Marta e Lindbergh destacaram, ainda, o papel que o Brasil pode exercer na promoção dos direitos humanos nos países africanos, discordando dos argumentos oposicionistas de que as violações praticadas por governos do continente seria razão para reduzir nossa presença diplomática na região. “Temos que ser muito firmes, defender os nossos princípios democráticos. Mas não é com isolamento que resolveremos e faremos avançar a democracia no continente africano. É pelo caminho oposto, que é, justamente, o da cooperação”, salientou a senadora paulista.

Cyntia Campos

 

Veja a seguir um resumo, elaborado pela assessoria técnica do PT no Senado, sobre o potencial das relações comerciais entre o Brasil e os países da África onde a presença de embaixadas brasileiras foi questionada pelos senadores da oposição:

Guiné Equatorial

A Guiné Equatorial, embora pequena, é um país muito rico em petróleo e gás. O fluxo comercial com o Brasil ultrapassou a casa de US$ 1 bilhão, em 2013. Há muitas obras em andamento naquele país, com participação forte de construtoras brasileiras. Os interesses brasileiros naquele país já somam mais de US$ 5 bilhões.
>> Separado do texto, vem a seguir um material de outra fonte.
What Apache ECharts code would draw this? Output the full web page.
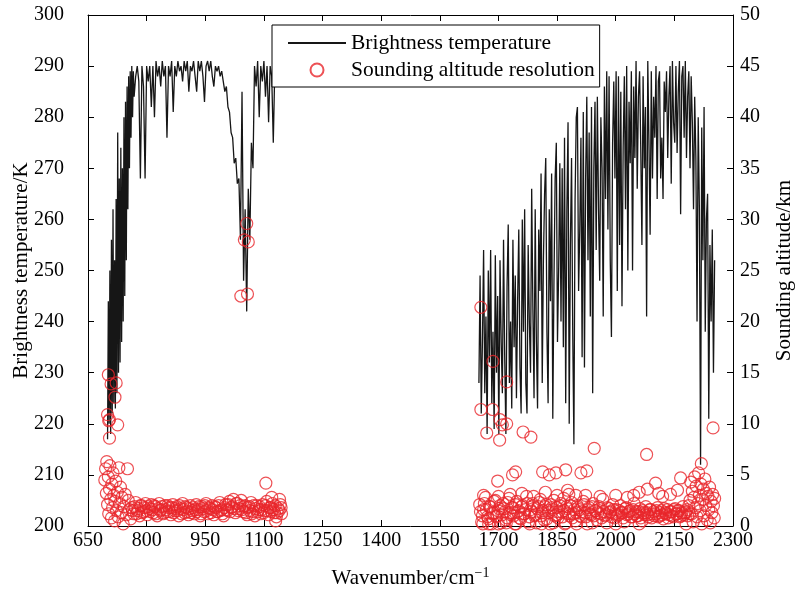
<!DOCTYPE html>
<html><head><meta charset="utf-8">
<script src="https://cdn.jsdelivr.net/npm/echarts/dist/echarts.min.js"></script>
<style>html,body{margin:0;padding:0;background:#fff}#c{width:797px;height:589px}</style>
</head><body><div id="c"></div>
<script>
// ---- Brightness temperature spectrum (K), regular wavenumber grids ----
const edgeStart = 700, edgeStep = 2;
const edgeTemp = [
 217,244,220,250,218,256,222,262,224,252,
 223,264,226,277,230,268,232,274,236,270,
 240,280,245,283,252,286,262,288,270,289,
 276,290,280,289,284];
const plateauStart = 772, plateauStep = 4;
const plateauTemp = [
 288,290,287,268,290,286,268,290,287,290,
 282,290,280,291,288,290,286,291,288,290,
 276,290,288,291,281,290,288,291,289,290,
 287,291,289,291,285,290,289,291,288,285,
 291,289,291,288,283,290,291,289,291,288,
 286,290,289,290,288,289,287,285,286,282,
 281,277,276,271,272,267,268,256,285,248,
 262,242,266,256,275,270,290,286,291,280,
 290,287,291,284,290,279,290,288,275,290,
 289,291,289,290];
const band2Start = 1650, band2Step = 3;
const band2Temp = [
 228,249,222,236,254,226,241,218,250,232,
 254,224,238,219,253,230,245,218,252,236,
 226,256,233,218,247,259,228,240,223,256,
 235,249,225,244,258,231,222,260,238,262,
 228,222,255,240,230,266,243,225,262,236,
 223,258,246,269,228,252,265,272,238,224,
 262,244,269,221,248,268,275,236,250,271,
 240,270,235,276,224,262,279,220,255,272,
 238,216,264,280,282,246,258,276,233,281,
 231,268,284,252,277,241,282,226,270,283,
 254,284,262,248,280,270,241,286,264,289,
 258,288,252,237,275,287,268,289,246,288,
 255,285,243,274,288,262,290,250,283,271,
 289,250,286,272,291,266,284,289,274,255,
 288,270,282,241,291,275,257,289,268,284,
 276,290,264,287,289,268,276,264,287,281,
 289,272,284,290,267,291,279,275,290,273,
 285,291,261,288,290,276,291,272,284,289,
 270,288,279,262,284,272,240,280,262,212,
 278,252,282,238,260,265,221,255,240,258,
 230,252];

// ---- Sounding altitude resolution (km) ----
const edgeWn = [702,709,722,719,700,703,726,705,705,
 693,695,697,698,700,702,703,705,706,708,710,711,713,714,716,718,719,721,723,725,727,729,731,733,735,737,740,742,745,748,751,753,756,759];
const edgeKm = [14.8,13.9,14.0,12.6,10.9,10.3,9.9,8.6,10.4,
 4.5,5.6,3.2,6.3,2.1,4.8,1.2,3.6,5.9,2.6,0.8,4.1,1.8,5.2,3.0,0.5,2.4,4.4,1.5,3.3,0.9,5.7,2.2,3.8,1.3,2.8,0.2,1.9,3.1,1.1,5.6,2.5,1.6,0.7];
const flat1Start = 762, flat1Step = 5;
const flat1Km = [
 1.8,1.2,2.3,1.5,1.0,2.0,1.4,2.2,1.1,1.7,
 2.1,1.3,1.9,1.0,2.2,1.6,1.2,2.0,1.4,1.8,
 1.1,2.1,1.5,1.9,1.0,1.7,2.2,1.3,1.8,1.1,
 2.0,1.5,1.2,2.1,1.6,1.0,1.9,1.4,2.2,1.2,
 1.7,2.0,1.1,1.8,1.4,2.3,1.6,1.0,2.1,1.5,
 2.4,1.8,2.6,1.3,2.2,1.7,2.5,1.4,2.0,1.1,
 1.9,2.3,1.4,1.0,2.0,1.6,1.2,2.1,1.5,2.4,
 1.1,1.8,2.2,1.3,0.9,1.7,2.1];
const flat1bStart = 764, flat1bStep = 5;
const flat1bKm = [
 1.5,1.9,1.2,1.7,2.0,1.3,1.8,1.5,1.9,1.4,
 1.6,2.0,1.2,1.7,1.5,1.9,1.3,1.6,2.0,1.4,
 1.8,1.3,1.7,1.5,2.0,1.2,1.6,1.9,1.4,1.7,
 1.3,1.8,1.6,1.4,1.9,1.2,1.7,2.0,1.5,1.8,
 1.3,1.6,1.9,1.4,2.0,1.5,1.2,1.8,1.6,2.1,
 1.4,1.9,1.7,2.2,1.5,2.0,1.6,1.9,1.3,1.8,
 1.5,1.2,2.0,1.7,1.4,1.9,1.6,1.3,2.0,1.5,
 1.8,1.4,1.6,2.0,1.3,1.5,1.8];
const flat2Start = 1652, flat2Step = 5;
const flat2Km = [
 2.1,0.4,1.6,2.8,0.9,1.9,0.2,1.3,2.5,1.0,
 1.7,0.3,2.2,1.4,0.8,2.7,1.1,1.8,0.2,2.4,
 1.5,0.7,2.0,1.2,2.9,0.4,1.6,2.2,1.0,0.3,
 1.9,2.6,1.3,0.6,2.1,1.5,0.2,1.8,2.5,1.1,
 0.8,2.0,1.4,2.7,0.3,1.7,1.0,2.3,1.2,0.5,
 2.0,1.6,0.9,2.4,1.3,0.2,1.8,1.1,2.2,1.5,
 0.6,1.9,1.2,2.6,1.0,0.3,1.7,1.4,2.1,0.8,
 1.6,1.1,2.0,1.3,0.4,1.8,1.2,1.5,0.9,2.2,
 1.4,1.0,1.7,0.5,1.3,1.9,1.1,1.6,0.8,1.4,
 1.2,1.8,1.0,1.5,0.7,1.3,1.6,1.1,1.4,0.9,
 1.7,1.2,1.5,1.0,1.9,1.3,1.6,2.0];
const flat2bStart = 1654, flat2bStep = 5;
const flat2bKm = [
 1.4,1.0,2.2,1.6,0.7,1.9,1.2,2.4,0.9,1.5,
 2.0,1.1,1.7,0.6,2.3,1.3,1.8,1.0,2.1,1.4,
 0.8,1.9,1.2,1.6,2.2,0.9,1.4,2.0,1.1,1.7,
 2.3,1.0,1.5,1.9,0.7,1.3,2.1,1.6,1.0,1.8,
 1.4,2.2,0.9,1.5,1.9,1.2,2.0,0.8,1.6,1.3,
 1.8,1.0,1.4,2.1,0.9,1.6,1.2,1.9,1.0,1.5,
 1.3,1.7,0.8,1.4,1.1,1.8,1.3,0.9,1.6,1.2,
 1.0,1.5,1.3,0.8,1.7,1.1,1.4,0.9,1.6,1.2,
 1.0,1.4,0.8,1.5,1.1,1.3,0.9,1.6,1.2,1.0,
 1.5,0.9,1.3,1.1,1.7,1.2,0.8,1.4,1.0,1.6,
 1.2,1.5,0.9,1.3,1.1,1.4,1.0,1.2];
const otherWn = [1105,1041,1058,1050,1060,1056,1120,1130,1140,1145,
 1655,1686,1721,1655,1685,1704,1721,1710,1670,1703,1763,1783,1945,
 1744,1736,1698,1813,1847,1872,1830,1911,1926,2079,2166,2102,2081,1877,1898,1923,2158,2110,2046,
 1662,1700,1730,1760,1790,1820,1850,1880,1960,2000,2030,2060,2120,2140,
 1660,1675,1700,1720,1745,1780,1810,1840,1870,1900,1940,2000,2060,2180,
 2190,2192,2194,2196,2198,2200,2202,2204,2206,2208,2210,2212,2214,2216,2218,2220,2222,2224,2226,2228,2230,2232,2234,2236,2238,2240,2242,2244,2246,2248,2250,2252,2253,2219,2249];
const otherKm = [4.2,22.5,22.7,28.0,27.8,29.6,2.8,0.5,2.6,1.2,
 21.4,16.1,14.1,11.4,11.4,10.4,10.0,9.9,9.1,8.4,9.2,8.7,7.6,
 5.3,5.0,4.4,5.3,5.2,5.5,5.0,5.2,5.4,7.0,4.7,4.2,3.6,3.5,3.0,3.0,3.5,3.2,3.0,
 3.0,2.9,3.1,3.2,2.9,3.3,3.0,3.1,2.9,3.0,2.8,3.3,2.9,3.1,
 0.2,0.2,0.2,0.3,0.2,0.2,0.2,0.3,0.2,0.2,0.3,0.2,0.2,0.2,
 2.5,4.3,1.2,3.4,0.4,2.8,4.8,1.8,3.9,0.9,2.2,5.2,3.0,1.5,4.1,0.2,2.6,3.6,1.0,4.6,2.0,3.2,0.6,2.9,1.6,3.8,0.3,2.4,1.3,3.1,2.0,0.8,2.7,6.1,9.6];

// ---- axis ticks ----
const xMin = 650, xMax = 2300, xInterval = 150;
const tMin = 200, tMax = 300, tInterval = 10;
const aMin = 0, aMax = 50, aInterval = 5;

const FONT = '"Liberation Serif","Times New Roman",serif';
const grid = (start, step, vals) => vals.map((v, i) => [start + i * step, v]);
const line1 = grid(edgeStart, edgeStep, edgeTemp).concat(grid(plateauStart, plateauStep, plateauTemp));
const line2 = grid(band2Start, band2Step, band2Temp);
const pts = [];
edgeWn.forEach((w, i) => pts.push([w, edgeKm[i]]));
grid(flat1Start, flat1Step, flat1Km).forEach(p => pts.push(p));
grid(flat1bStart, flat1bStep, flat1bKm).forEach(p => pts.push(p));
grid(flat2Start, flat2Step, flat2Km).forEach(p => pts.push(p));
grid(flat2bStart, flat2bStep, flat2bKm).forEach(p => pts.push(p));
otherWn.forEach((w, i) => pts.push([w, otherKm[i]]));

const RED = '#e8262b';
const axisCommon = {
  axisLine: {onZero: false, lineStyle: {color: '#000', width: 1}},
  axisTick: {inside: true, length: 6, lineStyle: {color: '#000', width: 1}},
  splitLine: {show: false},
  nameMoveOverlap: false
};
const lblStyle = {color: '#000', fontFamily: FONT, fontSize: 20, formatter: v => String(v)};
const nameStyle = {color: '#000', fontFamily: FONT, fontSize: 21};

const chart = echarts.init(document.getElementById('c'));
chart.setOption({
  animation: false,
  backgroundColor: '#fff',
  grid: {left: 88, right: 64, top: 15, bottom: 63, containLabel: false, outerBoundsMode: 'none'},
  legend: {
    orient: 'vertical', left: 272, top: 25,
    padding: [7, 5, 6, 15], itemGap: 5, itemWidth: 58, itemHeight: 13,
    backgroundColor: '#fff', borderColor: '#000', borderWidth: 1,
    textStyle: {fontFamily: FONT, fontSize: 21.5, color: '#000'},
    data: [
      {name: 'Brightness temperature', itemStyle: {color: 'rgba(0,0,0,0)', borderWidth: 0, opacity: 0}},
      {name: 'Sounding altitude resolution'}
    ]
  },
  xAxis: [
    Object.assign({type: 'value', min: xMin, max: xMax, interval: xInterval, position: 'bottom',
      axisLabel: Object.assign({margin: 5}, lblStyle),
      name: 'Wavenumber/cm{s|−1}', nameLocation: 'middle', nameGap: 40,
      nameTextStyle: Object.assign({rich: {s: {fontFamily: FONT, fontSize: 14, padding: [0, 0, 10, 0], color: '#000'}}}, nameStyle)
    }, axisCommon),
    Object.assign({type: 'value', min: xMin, max: xMax, interval: xInterval, position: 'top',
      axisLabel: {show: false}}, axisCommon)
  ],
  yAxis: [
    Object.assign({type: 'value', min: tMin, max: tMax, interval: tInterval, position: 'left',
      axisLabel: Object.assign({margin: 24}, lblStyle),
      name: 'Brightness temperature/K', nameLocation: 'middle', nameGap: 56,
      nameTextStyle: nameStyle}, axisCommon),
    Object.assign({type: 'value', min: aMin, max: aMax, interval: aInterval, position: 'right',
      axisLabel: Object.assign({margin: 7}, lblStyle),
      name: 'Sounding altitude/km', nameLocation: 'middle', nameGap: 41,
      nameTextStyle: nameStyle}, axisCommon)
  ],
  series: [
    {name: 'Brightness temperature', type: 'line', xAxisIndex: 0, yAxisIndex: 0, data: line1,
     symbol: 'none', sampling: null, lineStyle: {color: '#161616', width: 1.3}, itemStyle: {color: '#161616'}, z: 2},
    {name: 'Brightness temperature', type: 'line', xAxisIndex: 0, yAxisIndex: 0, data: line2,
     symbol: 'none', sampling: null, lineStyle: {color: '#161616', width: 1.3}, itemStyle: {color: '#161616'}, z: 2},
    {name: 'Sounding altitude resolution', type: 'scatter', xAxisIndex: 0, yAxisIndex: 1, data: pts,
     symbol: 'circle', symbolSize: 12,
     itemStyle: {color: 'rgba(255,255,255,0)', borderColor: RED, borderWidth: 1.2}, z: 3}
  ]
});
</script></body></html>
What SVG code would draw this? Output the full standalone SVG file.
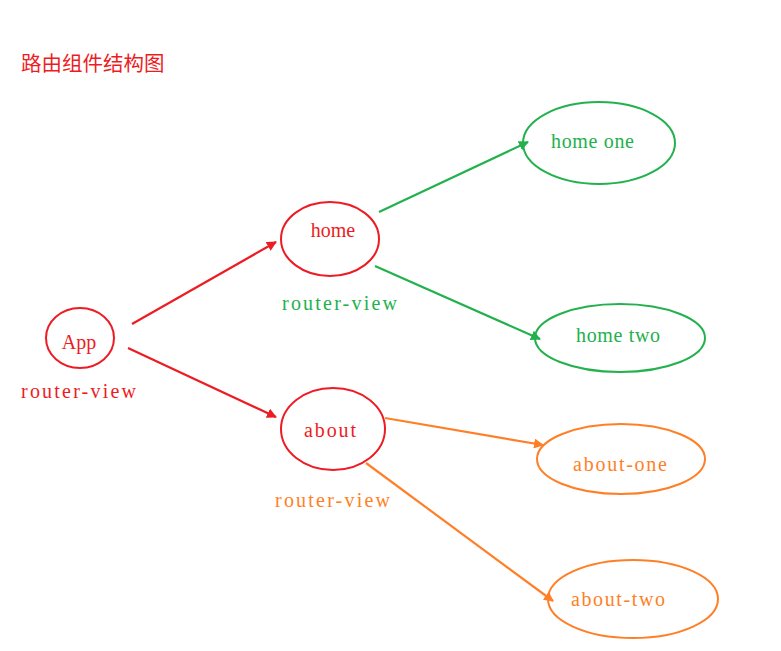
<svg xmlns="http://www.w3.org/2000/svg" width="781" height="651" viewBox="0 0 781 651">
<style>
.bg{fill:#ffffff}
.node{fill:none;stroke-width:2}
.red{stroke:#ed1c24}
.green{stroke:#22b14c}
.orange{stroke:#ff7f27}
.t{font-family:"Liberation Serif","DejaVu Serif",serif;font-size:20px}
.tr{fill:#ed1c24}
.tg{fill:#22b14c}
.to{fill:#ff7f27}
.c{text-anchor:middle}
.edge{fill:none;stroke-width:2.2}
</style>
<defs>
<marker id="ar" viewBox="0 0 10 10" refX="9" refY="5" markerWidth="10" markerHeight="10" markerUnits="userSpaceOnUse" orient="auto"><path d="M0,0 L10,5 L0,10 Z" fill="#ed1c24"/></marker>
<marker id="ag" viewBox="0 0 10 10" refX="9" refY="5" markerWidth="10" markerHeight="10" markerUnits="userSpaceOnUse" orient="auto"><path d="M0,0 L10,5 L0,10 Z" fill="#22b14c"/></marker>
<marker id="ao" viewBox="0 0 10 10" refX="9" refY="5" markerWidth="10" markerHeight="10" markerUnits="userSpaceOnUse" orient="auto"><path d="M0,0 L10,5 L0,10 Z" fill="#ff7f27"/></marker>
</defs>
<rect class="bg" x="0" y="0" width="781" height="651"/>
<text id="title" x="21" y="71" font-family="'Noto Sans CJK SC',sans-serif" font-size="20.5" fill="#ed1c24">路由组件结构图</text>
<g id="connectors">
<line class="edge red" x1="132" y1="324" x2="276" y2="242" marker-end="url(#ar)"/>
<line class="edge red" x1="128" y1="348" x2="276" y2="417" marker-end="url(#ar)"/>
<line class="edge green" x1="379" y1="212" x2="528" y2="142" marker-end="url(#ag)"/>
<line class="edge green" x1="375" y1="266" x2="540" y2="339" marker-end="url(#ag)"/>
<line class="edge orange" x1="385" y1="418" x2="543" y2="445" marker-end="url(#ao)"/>
<line class="edge orange" x1="366" y1="463" x2="553" y2="601" marker-end="url(#ao)"/>
</g>
<g id="app">
<ellipse class="node red" cx="80" cy="338" rx="34" ry="30"/>
<text class="t tr c" x="79" y="349">App</text>
<text class="t tr" x="21" y="398" textLength="115" lengthAdjust="spacing">router-view</text>
</g>
<g id="home">
<ellipse class="node red" cx="330" cy="239" rx="49" ry="37"/>
<text class="t tr c" x="333" y="237">home</text>
<text class="t tg" x="282" y="310" textLength="115" lengthAdjust="spacing">router-view</text>
</g>
<g id="about">
<ellipse class="node red" cx="333" cy="429" rx="52" ry="41"/>
<text class="t tr" x="304" y="437" textLength="52" lengthAdjust="spacing">about</text>
<text class="t to" x="275" y="507" textLength="115" lengthAdjust="spacing">router-view</text>
</g>
<g id="home-one">
<ellipse class="node green" cx="599" cy="143" rx="76" ry="41"/>
<text class="t tg" x="551" y="148" textLength="83" lengthAdjust="spacing">home one</text>
</g>
<g id="home-two">
<ellipse class="node green" cx="620" cy="338" rx="85" ry="34"/>
<text class="t tg" x="576" y="342" textLength="84" lengthAdjust="spacing">home two</text>
</g>
<g id="about-one">
<ellipse class="node orange" cx="621" cy="459" rx="84" ry="35"/>
<text class="t to" x="573" y="471" textLength="94" lengthAdjust="spacing">about-one</text>
</g>
<g id="about-two">
<ellipse class="node orange" cx="633" cy="599" rx="85" ry="39"/>
<text class="t to" x="571" y="606" textLength="94" lengthAdjust="spacing">about-two</text>
</g>
</svg>
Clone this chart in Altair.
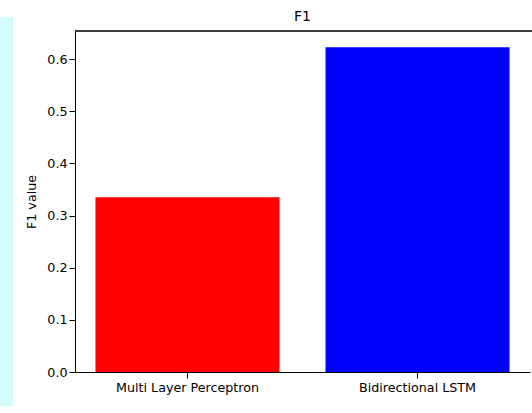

O País quer comprar aeronaves da Embraer para compor a frota da sua companhia aérea, a CEIBA. Estima-se que a compra poderá alcançar dezenas de aeronaves. A Guiné Equatorial também pretende comprar uma corveta brasileira da classe “Barroso”, um negócio de US$ 450 milhões (R$ 1 trilhão e 200 bilhões), que beneficiará os estaleiros da EMGEPRON, situados no estado do Rio de Janeiro.

Togo

A embaixada do Brasil no Togo foi inaugurada em 1978, ainda nos tempos do General Geisel. Não tem nenhuma relação com a política de reaproximação à África iniciada pelo ex-presidente Lula. O Togo, embora pequeno e ainda pobre, propicia grandes dividendos para o Brasil. Somente nos últimos 4 anos, o Brasil teve com o Togo um superávit comercial acumulado de US$ 354 milhões. Apenas isso compensa amplamente a existência de uma embaixada brasileira na capital do Togo, Lomé.

Mali

Embora afetado pela recente instabilidade política, o Mali tem imenso potencial, pois é um país rico em minérios, como ouro e urânio, além de ter uma agricultura competitiva em alguns produtos, como o algodão. Ademais, o Mali possui interesse em ter empresas brasileiras para construir a infraestrutura do país, além de ter interesse também na aquisição de aviões Super-Tucano da Embraer.